What you are asked to do -
Copy exactly the lines that run from the top of the listing to the line containing "83, 83.5, 84]", both ends included, and omit the pictures.

Supplied information -
#####

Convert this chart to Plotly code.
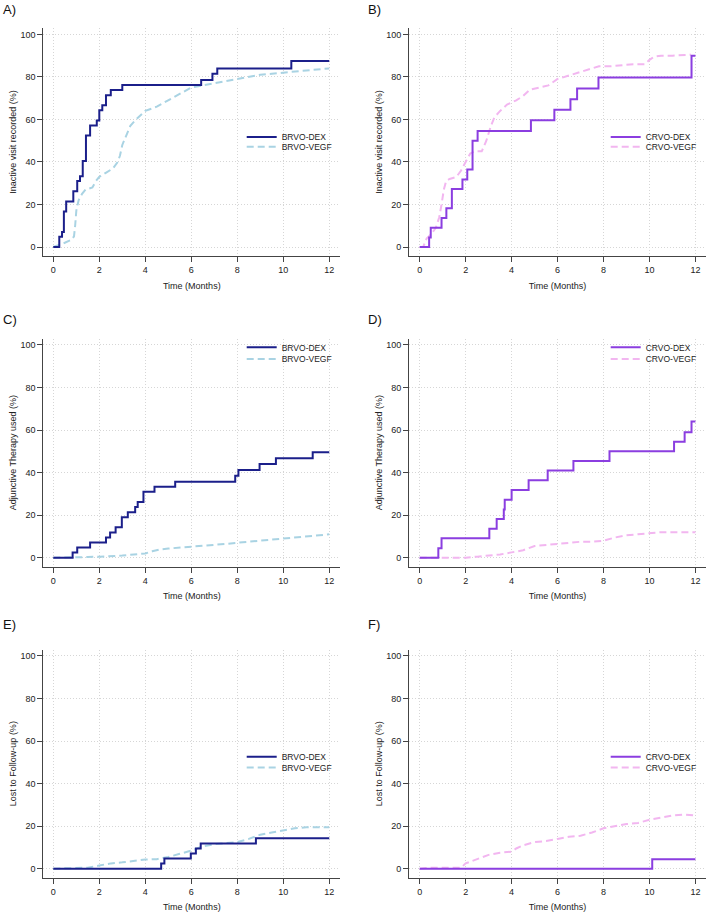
import plotly.graph_objects as go

# ---------------- DATA ----------------
# Panel A: Inactive visit recorded, BRVO
A_dex_x = [0, 0.26, 0.38, 0.46, 0.56, 0.87, 1.04, 1.16, 1.28, 1.42, 1.6, 1.89, 2.0, 2.13, 2.29, 2.5, 3.0, 6.43, 6.92, 7.13, 10.35, 12]
A_dex_y = [0, 4.8, 7.1, 16.7, 21.4, 26.2, 31.0, 33.3, 40.5, 52.4, 57.1, 59.5, 64.3, 66.7, 71.4, 73.8, 76.2, 78.6, 81.5, 84.0, 87.5, 87.5]
A_vegf_x = [0, 0.3, 0.5, 0.8, 0.9, 0.95, 1.0, 1.1, 1.25, 1.4, 1.7, 1.85, 2.0, 2.3, 2.6, 2.8, 2.9, 3.0, 3.2, 3.35, 3.6, 4.0, 4.5, 5.0, 5.5, 6.0, 6.5, 7.0, 7.5, 8.0, 8.5, 9.0, 9.5, 10.0, 10.5, 11.0, 11.5, 12.0]
A_vegf_y = [0, 1, 2, 3.5, 5, 10, 17, 22, 25, 27, 28, 31, 33, 35, 37, 40, 43, 48, 53, 57, 60, 64, 66, 69, 72, 75, 76, 77, 78, 79, 80, 81, 81.5, 82, 82.5, 83, 83.5, 84]

# Panel B: Inactive visit recorded, CRVO
B_dex_x = [0, 0.41, 0.48, 0.95, 1.16, 1.4, 1.86, 2.07, 2.3, 2.52, 4.84, 5.86, 6.56, 6.85, 7.78, 11.83, 12]
B_dex_y = [0, 4.5, 9.1, 13.6, 18.2, 27.3, 31.8, 36.4, 50.0, 54.5, 59.6, 64.5, 69.5, 74.5, 79.7, 90.0, 90.0]
B_vegf_x = [0, 0.15, 0.3, 0.5, 0.7, 0.85, 0.95, 1.05, 1.15, 1.3, 1.6, 1.8, 2.0, 2.2, 2.4, 2.7, 2.9, 3.1, 3.25, 3.5, 3.8, 4.2, 4.5, 4.8, 5.2, 5.6, 6.0, 6.3, 6.6, 7.0, 7.5, 7.8, 8.3, 8.8, 9.3, 9.8, 10.0, 10.2, 10.5, 11.0, 11.5, 11.8]
B_vegf_y = [0, 0, 4, 6, 9, 14, 20, 27, 31, 32, 33, 36, 40, 44, 45, 45, 50, 57, 61, 64, 67, 69, 71, 74, 75, 76, 79, 80, 81, 82, 84, 85, 85, 85.5, 86, 86, 88, 89.5, 90, 90, 90.5, 90.5]

# Panel C: Adjunctive therapy used, BRVO
C_dex_x = [0, 0.84, 1.04, 1.6, 2.29, 2.47, 2.71, 2.98, 3.24, 3.56, 3.67, 3.92, 4.4, 5.3, 7.91, 8.05, 8.97, 9.68, 11.28, 12]
C_dex_y = [0, 2.4, 4.8, 7.1, 9.5, 11.9, 14.3, 19.0, 21.4, 23.8, 26.2, 31.0, 33.3, 35.7, 38.5, 41.2, 44.0, 46.8, 49.6, 49.6]
C_vegf_x = [0, 1.0, 1.5, 2.0, 2.5, 3.0, 3.5, 4.0, 4.3, 4.6, 5.0, 5.5, 6.0, 6.5, 7.0, 7.5, 8.0, 8.5, 9.0, 9.5, 10.0, 10.5, 11.0, 11.5, 12.0]
C_vegf_y = [0, 0, 0.3, 0.5, 0.7, 1, 1.5, 2, 3, 3.8, 4.3, 4.7, 5, 5.5, 6, 6.5, 7, 7.5, 8, 8.5, 9, 9.5, 10, 10.5, 11]

# Panel D: Adjunctive therapy used, CRVO
D_dex_x = [0, 0.81, 0.95, 3.03, 3.35, 3.66, 3.7, 4.0, 4.74, 5.57, 6.69, 8.26, 11.07, 11.53, 11.83, 12]
D_dex_y = [0, 4.5, 9.1, 13.6, 18.2, 22.7, 27.3, 31.8, 36.4, 41.0, 45.5, 50.0, 54.5, 59.0, 64.0, 64.0]
D_vegf_x = [0, 2.0, 2.5, 3.0, 3.5, 4.0, 4.5, 5.0, 5.5, 6.0, 6.5, 7.0, 7.5, 8.0, 8.5, 9.0, 9.5, 10.0, 10.5, 11.0, 12.0]
D_vegf_y = [0, 0, 0.5, 1, 1.5, 2.5, 3.5, 5.5, 6, 6.5, 7, 7.5, 7.5, 8, 9.5, 10.5, 11, 11.5, 12, 12, 12]

# Panel E: Lost to follow-up, BRVO
E_dex_x = [0, 4.69, 4.83, 5.98, 6.2, 6.41, 8.81, 12]
E_dex_y = [0, 2.4, 4.8, 7.1, 9.5, 11.9, 14.3, 14.3]
E_vegf_x = [0, 1.0, 1.5, 2.0, 2.5, 3.0, 3.5, 4.0, 4.5, 5.0, 5.5, 6.0, 6.5, 7.0, 7.5, 8.0, 8.5, 9.0, 9.5, 10.0, 10.5, 11.0, 12.0]
E_vegf_y = [0, 0.2, 0.5, 1.5, 2.5, 3, 3.8, 4.3, 4.5, 5.5, 7, 8.5, 10.5, 11.5, 12, 12.5, 14, 16, 17, 18, 19, 19.5, 19.5]

# Panel F: Lost to follow-up, CRVO
F_dex_x = [0, 10.12, 12]
F_dex_y = [0, 4.5, 4.5]
F_vegf_x = [0, 0.5, 1.0, 1.5, 1.8, 2.0, 2.5, 3.0, 3.5, 4.0, 4.2, 4.5, 5.0, 5.5, 6.0, 6.5, 7.0, 7.5, 8.0, 8.5, 9.0, 9.5, 10.0, 10.5, 11.0, 11.5, 12.0]
F_vegf_y = [0, 0.5, 0.5, 0.3, 0.5, 2.5, 4.5, 6.5, 7.5, 8, 9.5, 11, 12.5, 13, 14, 15, 15.5, 17, 19, 20, 21, 21.5, 23, 24, 25, 25.5, 25]

panel_labels = ["A)", "B)", "C)", "D)", "E)", "F)"]
y_titles = ["Inactive visit recorded (%)", "Inactive visit recorded (%)",
            "Adjunctive Therapy used (%)", "Adjunctive Therapy used (%)",
            "Lost to Follow-up (%)", "Lost to Follow-up (%)"]
x_title = "Time (Months)"
x_ticks = [0, 2, 4, 6, 8, 10, 12]
y_ticks = [0, 20, 40, 60, 80, 100]
names = [("BRVO-DEX", "BRVO-VEGF"), ("CRVO-DEX", "CRVO-VEGF")]

series = [
    (A_dex_x, A_dex_y, A_vegf_x, A_vegf_y),
    (B_dex_x, B_dex_y, B_vegf_x, B_vegf_y),
    (C_dex_x, C_dex_y, C_vegf_x, C_vegf_y),
    (D_dex_x, D_dex_y, D_vegf_x, D_vegf_y),
    (E_dex_x, E_dex_y, E_vegf_x, E_vegf_y),
    (F_dex_x, F_dex_y, F_vegf_x, F_vegf_y),
]

# ---------------- STYLE / LAYOUT ----------------
W, H = 708, 914
FONT = "Liberation Sans, Arial, Helvetica, sans-serif"
dex_colors = ["#1b1f8a", "#8b3ee0"]
vegf_colors = ["#a9d3e3", "#f2b6f0"]

col_px = [(43.3, 340.3), (409.0, 706.0)]
col_range = [[-0.435, 12.48], [-0.466, 12.46]]
row_px = [(28.0, 256.0), (338.6, 566.7), (649.6, 877.7)]
y_range = [-4.23, 103.0]
legend_text_left = [281.7, 645.7]
legend_y = [(137.0, 146.8), (347.3, 359.0), (756.7, 767.5)]
label_y = [10.0, 319.0, 624.0]
label_x = [1.0, 366.0]

fig = go.Figure()
layout = dict(
    width=W, height=H,
    margin=dict(l=0, r=0, t=0, b=0),
    paper_bgcolor="white", plot_bgcolor="white",
    font=dict(family=FONT, size=9, color="#222"),
    showlegend=True,
)
annotations = []

for i in range(6):
    r, c = divmod(i, 2)
    ax = "" if i == 0 else str(i + 1)
    xa, ya = "x" + ax, "y" + ax
    dx, dy, vx, vy = series[i]
    dname, vname = names[c]
    lg1 = "legend" if i == 0 else "legend" + str(2 * i + 1)
    lg2 = "legend" + str(2 * i + 2)
    fig.add_trace(go.Scatter(x=vx, y=vy, mode="lines", name=vname,
                             line=dict(color=vegf_colors[c], width=2, dash="7px,4px"),
                             xaxis=xa, yaxis=ya, legend=lg2, hoverinfo="skip"))
    fig.add_trace(go.Scatter(x=dx, y=dy, mode="lines", name=dname, line_shape="hv",
                             line=dict(color=dex_colors[c], width=2),
                             xaxis=xa, yaxis=ya, legend=lg1, hoverinfo="skip"))
    x0, x1 = col_px[c]
    t0, b0 = row_px[r]
    axis_common = dict(showline=True, linecolor="#444", linewidth=1, ticks="outside",
                       ticklen=5, tickwidth=1, tickcolor="#444", showgrid=True,
                       gridcolor="#d6d6d6", griddash="1px,2px", gridwidth=1, zeroline=False,
                       tickfont=dict(size=9, color="#222"), mirror=False)
    layout["xaxis" + ax] = dict(axis_common, domain=[x0 / W, x1 / W], range=col_range[c],
                                tickvals=x_ticks, anchor=ya,
                                title=dict(text=x_title, font=dict(size=9), standoff=8))
    layout["yaxis" + ax] = dict(axis_common, domain=[1 - b0 / H, 1 - t0 / H], range=y_range,
                                tickvals=y_ticks, anchor=xa,
                                title=dict(text=y_titles[i], font=dict(size=9), standoff=2))
    ly1, ly2 = legend_y[r]
    lx = (legend_text_left[c] - 40) / W
    for lg, yy in ((lg1, ly1), (lg2, ly2)):
        layout[lg] = dict(x=lx, y=1 - yy / H, xanchor="left", yanchor="middle",
                          bgcolor="rgba(0,0,0,0)", borderwidth=0,
                          font=dict(size=8.5, color="#222"), tracegroupgap=0)
    annotations.append(dict(text=panel_labels[i], x=label_x[c] / W, y=1 - label_y[r] / H,
                            xref="paper", yref="paper", xanchor="left", yanchor="middle",
                            showarrow=False, font=dict(size=13, color="#111")))

layout["annotations"] = annotations
fig.update_layout(**layout)
fig.write_html("out.html", config={"displayModeBar": False},
               post_script="document.body.style.margin='0';document.body.style.overflow='hidden';")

#####

Task response -
Convert this chart to Plotly code.
import plotly.graph_objects as go

# ---------------- DATA ----------------
# Panel A: Inactive visit recorded, BRVO
A_dex_x = [0, 0.26, 0.38, 0.46, 0.56, 0.87, 1.04, 1.16, 1.28, 1.42, 1.6, 1.89, 2.0, 2.13, 2.29, 2.5, 3.0, 6.43, 6.92, 7.13, 10.35, 12]
A_dex_y = [0, 4.8, 7.1, 16.7, 21.4, 26.2, 31.0, 33.3, 40.5, 52.4, 57.1, 59.5, 64.3, 66.7, 71.4, 73.8, 76.2, 78.6, 81.5, 84.0, 87.5, 87.5]
A_vegf_x = [0, 0.3, 0.5, 0.8, 0.9, 0.95, 1.0, 1.1, 1.25, 1.4, 1.7, 1.85, 2.0, 2.3, 2.6, 2.8, 2.9, 3.0, 3.2, 3.35, 3.6, 4.0, 4.5, 5.0, 5.5, 6.0, 6.5, 7.0, 7.5, 8.0, 8.5, 9.0, 9.5, 10.0, 10.5, 11.0, 11.5, 12.0]
A_vegf_y = [0, 1, 2, 3.5, 5, 10, 17, 22, 25, 27, 28, 31, 33, 35, 37, 40, 43, 48, 53, 57, 60, 64, 66, 69, 72, 75, 76, 77, 78, 79, 80, 81, 81.5, 82, 82.5, 83, 83.5, 84]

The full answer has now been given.